You've mastered the basic hip drop and can shimmy through an entire song. Your teacher has started calling you "intermediate." But now what? The leap from competent student to polished dancer requires more than repetition—it demands intentional refinement, stylistic exploration, and skills that group classes rarely teach.
This guide targets the specific challenges intermediate belly dancers face: breaking through technique plateaus, developing musical sophistication, and building the confidence that separates hobbyists from performers.

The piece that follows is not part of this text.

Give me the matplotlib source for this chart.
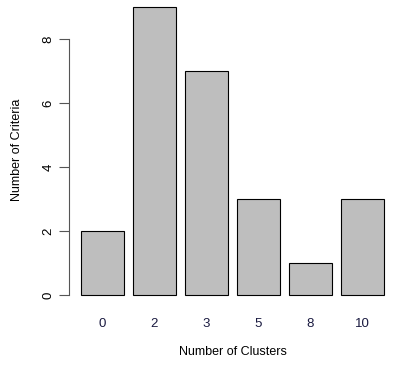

Refine Your Foundations Through Layering
Intermediate dancers don't need to abandon basics—they need to stress-test them. The hallmark of advanced technique is the ability to maintain clean isolations while adding complexity.
Audit Your Isolations
Film yourself monthly and check for these common compensations:
| Isolation | Common Error | Correction |
|---|---|---|
| Hip lifts | Supporting hip rises to "help" | Ground through the standing leg; imagine the lifted hip floating upward independently |
| Chest slides | Shoulders tilt or tense | Place hands on shoulders; they should remain perfectly level |
| Vertical figure-eights | Incomplete weight transfer | Pause at each extreme; ensure 100% weight shift before switching |
| Shoulder shimmies | Neck tension or ribcage involvement | Isolate by holding ribs still with hands; release jaw and throat |
Introduce Layering
Once isolations are clean, add controlled complexity:
- Walk with chest circles: Maintain consistent circle size and timing while traveling
- Hip shimmy over figure-eights: Keep the shimmy rate steady; let the figure-eight shape the path
- Head slides during hip work: Train your body to separate upper and lower halves completely
Choose Your Style Direction
Belly dance encompasses distinct traditions with different technical priorities. Sampling everything keeps you scattered; intentional exploration builds expertise.
Style Characteristics and Intermediate Focus
| Style | Defining Qualities | Your Next Step |
|---|---|---|
| Egyptian Oriental | Soft, internal hip work; emotional storytelling; close floor connection | Study classic song structures: learn to identify mejance (entrance), taqsim (instrumental improvisation), and finale sections |
| Turkish | Athletic, fast footwork; finger cymbal integration; 9/8 rhythm prevalence | Master karsilama rhythm counting; practice zills while traveling |
| American Tribal Style (ATS) | Group improvisation; cued movements; earthy, grounded aesthetic | Develop lead/follow sensitivity; practice seamless role transitions |
| Tribal Fusion | Incorporation of other dance forms; dark, dramatic presentation | Maintain belly dance core technique while branching; avoid "fusion" becoming "confusion" |
Practical approach: Dedicate six months to deep study of one style before sampling another. Attend workshops with lineage-holding instructors, not just local generalists.
Study Masters Through Active Analysis
Passive watching entertains; structured analysis transforms your dancing.
The Three-Viewing Method
For any performance video:
- First viewing: Track emotional arc and musical connection. When does the dancer build tension? Release it?
- Second viewing: Map movement vocabulary to song sections. Which techniques appear during rhythms versus taxim?
- Third viewing: Identify three specific techniques to research and practice.
Recommended Study Subjects for Intermediates
| Dancer | Primary Contribution | What to Steal |
|---|---|---|
| Soheir Zaki | Precision and crystalline isolations | Her hip work clarity; note how still her upper body remains |
| Jillina | Choreography construction and theatrical presentation | Song structure mapping; use of stage space |
| Rachel Brice | Isolation control and fusion aesthetics | Micro-movement execution; seamless transitions |
Attend live workshops when possible. The feedback loop of attempting a technique, receiving correction, and immediately retrying accelerates progress beyond video study.
Build Dance-Specific Conditioning
Generic fitness helps; dance-specific conditioning transforms.
Targeted Training
| Goal | Exercise | Frequency |
|---|---|---|
| Shimmy endurance | Continuous shoulder or hip shimmy with gradual speed increases | 5 minutes daily |
| Core stability for layering | Plank with alternating hip drops; maintain level hips | 3 sets of 30 seconds |
| Ankle strength for traveling | Relevés in parallel and turned-out positions; add travel patterns | 2 sets of 15 per position |
| Back flexibility for floor work | Cat-cow with emphasis on thoracic extension; camel practice against wall | Daily, pre-practice |
Track progress objectively: Can your shimmy sustain 120 BPM for four minutes? Can you layer three simultaneous movements? Numbers remove the guesswork from "getting better."